Your task → Retype the run of lines that opens with the line containing "Generate a component" and closes with the line containing "const axisX = 79;", exactly and inclusively, but skip the pictures.

Provided information →
---------------

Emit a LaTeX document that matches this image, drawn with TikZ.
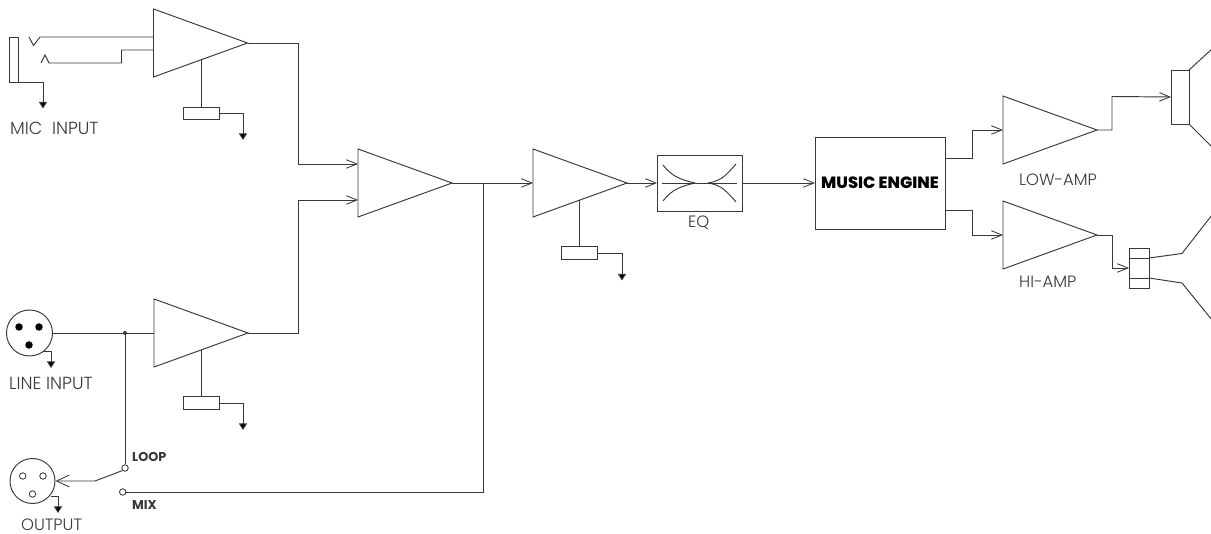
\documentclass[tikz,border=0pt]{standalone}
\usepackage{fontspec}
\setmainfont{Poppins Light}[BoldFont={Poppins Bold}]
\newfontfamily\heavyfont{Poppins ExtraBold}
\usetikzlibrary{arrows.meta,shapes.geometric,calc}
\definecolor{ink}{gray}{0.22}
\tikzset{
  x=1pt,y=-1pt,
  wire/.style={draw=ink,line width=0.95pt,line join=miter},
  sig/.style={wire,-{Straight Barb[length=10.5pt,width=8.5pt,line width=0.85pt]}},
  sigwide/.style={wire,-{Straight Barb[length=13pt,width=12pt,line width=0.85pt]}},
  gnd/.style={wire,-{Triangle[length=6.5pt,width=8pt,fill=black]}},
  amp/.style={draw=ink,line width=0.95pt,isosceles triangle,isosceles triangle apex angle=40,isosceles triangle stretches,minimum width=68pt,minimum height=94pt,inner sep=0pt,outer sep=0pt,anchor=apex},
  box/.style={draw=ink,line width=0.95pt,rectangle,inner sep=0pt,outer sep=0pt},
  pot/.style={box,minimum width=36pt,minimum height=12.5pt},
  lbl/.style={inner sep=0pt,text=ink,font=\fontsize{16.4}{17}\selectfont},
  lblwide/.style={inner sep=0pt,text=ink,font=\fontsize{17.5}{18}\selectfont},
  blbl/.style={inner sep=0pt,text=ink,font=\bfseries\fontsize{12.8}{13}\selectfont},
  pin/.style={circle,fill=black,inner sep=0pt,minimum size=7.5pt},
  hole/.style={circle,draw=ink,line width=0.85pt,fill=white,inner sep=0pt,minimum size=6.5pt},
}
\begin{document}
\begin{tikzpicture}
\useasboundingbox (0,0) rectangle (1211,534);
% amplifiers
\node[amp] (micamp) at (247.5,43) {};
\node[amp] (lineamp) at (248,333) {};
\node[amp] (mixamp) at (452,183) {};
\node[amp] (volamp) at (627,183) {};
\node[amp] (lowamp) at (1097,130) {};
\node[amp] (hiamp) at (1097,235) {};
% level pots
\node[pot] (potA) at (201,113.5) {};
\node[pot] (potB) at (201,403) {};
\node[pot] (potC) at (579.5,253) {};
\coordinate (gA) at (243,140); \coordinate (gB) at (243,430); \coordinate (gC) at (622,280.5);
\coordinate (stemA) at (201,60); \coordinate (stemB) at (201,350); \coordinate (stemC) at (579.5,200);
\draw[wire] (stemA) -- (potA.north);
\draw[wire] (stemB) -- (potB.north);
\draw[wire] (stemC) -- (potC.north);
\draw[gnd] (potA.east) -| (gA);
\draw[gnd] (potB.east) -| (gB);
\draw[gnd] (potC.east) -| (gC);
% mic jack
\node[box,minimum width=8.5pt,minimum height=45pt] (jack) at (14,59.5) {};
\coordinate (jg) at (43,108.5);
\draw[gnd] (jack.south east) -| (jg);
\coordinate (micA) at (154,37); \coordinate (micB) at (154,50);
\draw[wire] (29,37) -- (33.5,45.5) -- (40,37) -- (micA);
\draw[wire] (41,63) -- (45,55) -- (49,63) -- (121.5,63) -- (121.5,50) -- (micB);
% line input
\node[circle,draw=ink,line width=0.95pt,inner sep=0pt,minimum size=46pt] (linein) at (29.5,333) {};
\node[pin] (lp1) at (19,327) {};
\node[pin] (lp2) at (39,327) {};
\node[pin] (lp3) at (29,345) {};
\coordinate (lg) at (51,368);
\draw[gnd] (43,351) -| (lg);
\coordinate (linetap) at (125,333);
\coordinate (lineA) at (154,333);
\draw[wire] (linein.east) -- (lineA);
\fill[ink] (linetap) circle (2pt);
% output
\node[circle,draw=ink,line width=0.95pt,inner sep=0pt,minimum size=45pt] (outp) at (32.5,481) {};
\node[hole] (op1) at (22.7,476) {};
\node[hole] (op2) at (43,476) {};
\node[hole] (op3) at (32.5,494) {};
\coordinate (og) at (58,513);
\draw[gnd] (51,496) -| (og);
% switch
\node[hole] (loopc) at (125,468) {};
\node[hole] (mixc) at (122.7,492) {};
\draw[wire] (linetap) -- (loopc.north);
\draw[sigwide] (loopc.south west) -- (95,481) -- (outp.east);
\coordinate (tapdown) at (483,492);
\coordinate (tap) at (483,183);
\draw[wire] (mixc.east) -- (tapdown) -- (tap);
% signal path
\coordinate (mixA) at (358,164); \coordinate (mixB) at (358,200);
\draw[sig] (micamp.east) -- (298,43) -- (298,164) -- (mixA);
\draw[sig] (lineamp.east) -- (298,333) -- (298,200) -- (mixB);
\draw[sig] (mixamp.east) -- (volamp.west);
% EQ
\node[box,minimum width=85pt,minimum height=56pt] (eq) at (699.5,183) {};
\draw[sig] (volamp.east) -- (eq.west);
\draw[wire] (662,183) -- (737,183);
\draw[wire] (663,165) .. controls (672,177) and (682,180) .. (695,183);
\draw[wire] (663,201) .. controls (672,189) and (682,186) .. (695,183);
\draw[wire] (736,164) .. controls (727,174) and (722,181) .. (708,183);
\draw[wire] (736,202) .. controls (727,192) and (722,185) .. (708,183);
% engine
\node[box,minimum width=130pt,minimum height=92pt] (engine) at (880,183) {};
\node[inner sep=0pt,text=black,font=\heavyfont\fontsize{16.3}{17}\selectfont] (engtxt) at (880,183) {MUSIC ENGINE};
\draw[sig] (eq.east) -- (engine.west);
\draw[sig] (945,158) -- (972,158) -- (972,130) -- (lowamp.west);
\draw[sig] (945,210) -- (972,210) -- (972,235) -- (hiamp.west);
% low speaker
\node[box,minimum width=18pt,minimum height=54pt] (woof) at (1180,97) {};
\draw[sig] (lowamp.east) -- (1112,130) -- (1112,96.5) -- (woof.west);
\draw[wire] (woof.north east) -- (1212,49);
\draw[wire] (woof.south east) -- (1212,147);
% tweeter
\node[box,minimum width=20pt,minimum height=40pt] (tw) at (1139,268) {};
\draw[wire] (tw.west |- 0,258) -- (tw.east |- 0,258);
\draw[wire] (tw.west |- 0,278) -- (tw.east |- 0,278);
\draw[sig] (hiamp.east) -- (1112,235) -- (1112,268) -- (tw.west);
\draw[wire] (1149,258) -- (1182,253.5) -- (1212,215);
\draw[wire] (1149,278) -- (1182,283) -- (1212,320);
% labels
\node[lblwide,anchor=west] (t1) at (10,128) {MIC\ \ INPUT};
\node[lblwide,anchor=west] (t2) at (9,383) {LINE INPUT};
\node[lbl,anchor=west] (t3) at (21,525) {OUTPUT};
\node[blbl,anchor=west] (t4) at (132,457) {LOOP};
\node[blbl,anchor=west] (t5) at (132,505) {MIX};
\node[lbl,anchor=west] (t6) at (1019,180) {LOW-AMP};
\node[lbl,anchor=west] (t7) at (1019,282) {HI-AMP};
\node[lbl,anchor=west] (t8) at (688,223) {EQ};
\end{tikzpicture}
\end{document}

---------------

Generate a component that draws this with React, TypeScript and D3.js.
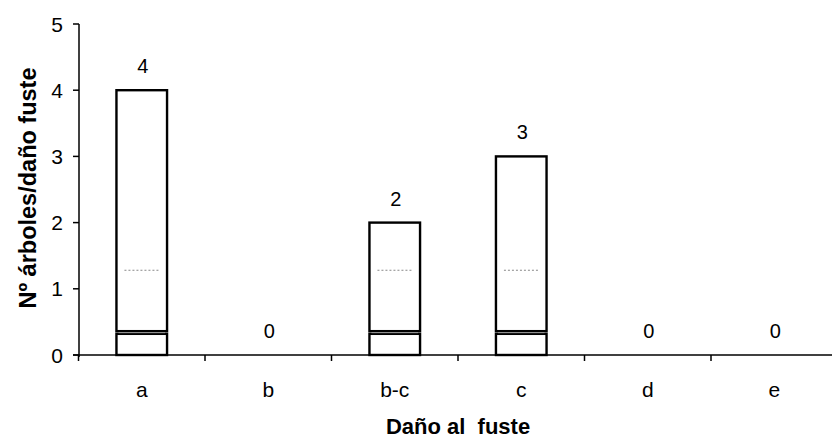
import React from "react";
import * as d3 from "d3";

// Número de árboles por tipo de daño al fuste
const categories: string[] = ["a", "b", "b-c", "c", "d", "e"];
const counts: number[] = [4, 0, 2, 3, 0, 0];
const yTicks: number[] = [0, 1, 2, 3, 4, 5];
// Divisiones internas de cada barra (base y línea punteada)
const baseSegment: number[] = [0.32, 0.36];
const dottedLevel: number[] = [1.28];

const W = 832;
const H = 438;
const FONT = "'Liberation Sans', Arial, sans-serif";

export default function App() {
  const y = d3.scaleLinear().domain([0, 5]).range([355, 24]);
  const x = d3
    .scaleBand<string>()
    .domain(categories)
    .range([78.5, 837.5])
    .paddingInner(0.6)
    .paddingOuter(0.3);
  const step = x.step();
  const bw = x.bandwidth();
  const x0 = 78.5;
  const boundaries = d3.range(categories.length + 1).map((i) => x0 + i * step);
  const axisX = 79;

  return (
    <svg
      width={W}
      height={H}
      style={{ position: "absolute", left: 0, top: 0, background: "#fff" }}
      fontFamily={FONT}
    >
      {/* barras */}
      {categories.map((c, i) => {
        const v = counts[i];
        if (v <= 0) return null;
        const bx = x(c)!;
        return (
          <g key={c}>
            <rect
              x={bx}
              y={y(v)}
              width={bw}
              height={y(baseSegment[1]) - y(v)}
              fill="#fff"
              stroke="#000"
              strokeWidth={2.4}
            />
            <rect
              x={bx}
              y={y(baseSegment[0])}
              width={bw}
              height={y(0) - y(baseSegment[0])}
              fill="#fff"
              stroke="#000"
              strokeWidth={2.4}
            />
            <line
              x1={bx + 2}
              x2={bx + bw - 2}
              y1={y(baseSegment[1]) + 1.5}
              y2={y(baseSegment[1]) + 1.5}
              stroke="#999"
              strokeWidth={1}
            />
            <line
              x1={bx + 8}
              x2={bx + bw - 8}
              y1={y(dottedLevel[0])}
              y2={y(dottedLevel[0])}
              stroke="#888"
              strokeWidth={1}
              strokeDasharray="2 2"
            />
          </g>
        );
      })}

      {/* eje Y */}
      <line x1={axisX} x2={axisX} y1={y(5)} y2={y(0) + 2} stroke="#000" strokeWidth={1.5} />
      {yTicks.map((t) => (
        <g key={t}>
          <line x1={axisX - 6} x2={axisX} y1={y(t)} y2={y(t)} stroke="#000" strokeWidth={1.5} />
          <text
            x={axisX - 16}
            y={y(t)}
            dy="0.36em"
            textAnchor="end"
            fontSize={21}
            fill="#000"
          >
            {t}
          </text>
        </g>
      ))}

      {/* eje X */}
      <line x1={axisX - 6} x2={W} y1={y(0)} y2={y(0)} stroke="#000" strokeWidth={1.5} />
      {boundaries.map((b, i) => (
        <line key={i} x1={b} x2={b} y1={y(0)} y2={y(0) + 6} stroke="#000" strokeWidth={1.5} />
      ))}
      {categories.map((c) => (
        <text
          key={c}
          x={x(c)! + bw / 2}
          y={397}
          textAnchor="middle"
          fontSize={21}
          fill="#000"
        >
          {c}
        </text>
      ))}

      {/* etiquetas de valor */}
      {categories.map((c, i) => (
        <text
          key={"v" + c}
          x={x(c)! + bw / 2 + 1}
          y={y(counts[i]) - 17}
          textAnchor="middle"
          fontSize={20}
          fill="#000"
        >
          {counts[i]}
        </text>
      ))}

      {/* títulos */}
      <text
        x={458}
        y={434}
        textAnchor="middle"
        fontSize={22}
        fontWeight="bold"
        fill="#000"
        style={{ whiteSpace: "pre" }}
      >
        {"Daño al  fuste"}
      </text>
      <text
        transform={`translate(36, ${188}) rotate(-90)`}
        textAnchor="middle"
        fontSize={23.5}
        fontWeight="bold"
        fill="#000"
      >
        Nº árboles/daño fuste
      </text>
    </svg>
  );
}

---------------

Solution to this task →
Generate a component that draws this with React, TypeScript and D3.js.
import React from "react";
import * as d3 from "d3";

// Número de árboles por tipo de daño al fuste
const categories: string[] = ["a", "b", "b-c", "c", "d", "e"];
const counts: number[] = [4, 0, 2, 3, 0, 0];
const yTicks: number[] = [0, 1, 2, 3, 4, 5];
// Divisiones internas de cada barra (base y línea punteada)
const baseSegment: number[] = [0.32, 0.36];
const dottedLevel: number[] = [1.28];

const W = 832;
const H = 438;
const FONT = "'Liberation Sans', Arial, sans-serif";

export default function App() {
  const y = d3.scaleLinear().domain([0, 5]).range([355, 24]);
  const x = d3
    .scaleBand<string>()
    .domain(categories)
    .range([78.5, 837.5])
    .paddingInner(0.6)
    .paddingOuter(0.3);
  const step = x.step();
  const bw = x.bandwidth();
  const x0 = 78.5;
  const boundaries = d3.range(categories.length + 1).map((i) => x0 + i * step);
  const axisX = 79;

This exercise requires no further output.